Lyra Energy Trading, a subsidiary of the South African startup Lyra Energy, has received an electricity trading licence from the National Energy Regulator of South Africa (NERSA).
This milestone is poised to transform how industrial power consumers in the region access clean energy, marking significant progress toward market liberalization and African-led energy entrepreneurship.
The licence, formally approved on 30 July 2025 after a public regulatory process, enables Lyra to operate within South Africa’s emerging Wholesale Energy Market, unlocking new opportunities for businesses to source flexible, utility-scale renewable electricity outside of the traditional Eskom monopoly.
Backed by a strategic joint venture between Scatec, the Norway-headquartered renewable energy multinational and STANLIB, one of South Africa’s largest asset managers, Lyra Energy is one of the first African-founded platforms to aggregate renewable energy at scale while also offering competitive short-term power purchase agreements (PPAs) to commercial and industrial users.
“This licence gives us the regulatory backbone to deliver competitive clean energy, mitigate pricing volatility, and directly support our clients’ decarbonisation targets,” said Eben de Vos, Head of Lyra Energy, in a statement. “We are proud to be part of a new wave of African-led energy solutions.”
The company’s trading model leverages regulated wheeling frameworks allowing energy to be bought in bulk from solar, wind and hybrid generation assets and sold in fractions to end-users, including mines, manufacturers and large retailers all while bypassing traditional grid limitations.

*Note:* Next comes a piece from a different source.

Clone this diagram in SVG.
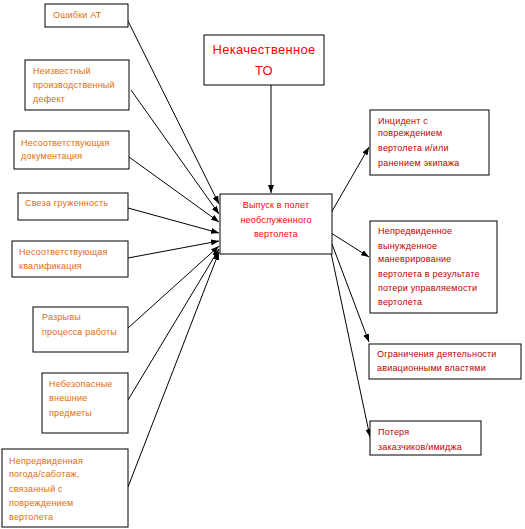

Lyra’s innovation centers on its financing model, leveraging long-term institutional capital, including retirement funds from STANLIB’s infrastructure investment division, to tackle Africa’s underinvestment in transition infrastructure. Scatec adds over 1 GW of renewable projects in southern Africa, feeding into Lyra’s trading portfolio.
“This isn’t just an energy licence — it’s a signal that Africa’s homegrown energy entrepreneurs are stepping into the vacuum left by legacy systems and turning regulatory complexity into commercial opportunity,” said an industry analyst familiar with the deal.
The licensing comes at a pivotal time, as South Africa continues to face power supply instability and a pressing need to diversify its generation base. Lyra’s entry into the trading arena aligns with broader government reforms aimed at unbundling electricity markets, expanding grid access and enabling private sector participation.
While large independent power producers have dominated South Africa’s renewable energy sector in recent years, Lyra Energy’s model places entrepreneurial agility and financial innovation at the center a welcome shift for the continent’s rapidly growing clean tech ecosystem.
Lyra is expected to announce its first commercial power supply agreement before the end of the year, positioning it as a potential trailblazer in Africa’s evolving energy landscape one where entrepreneurship, policy reform and capital mobilisation converge.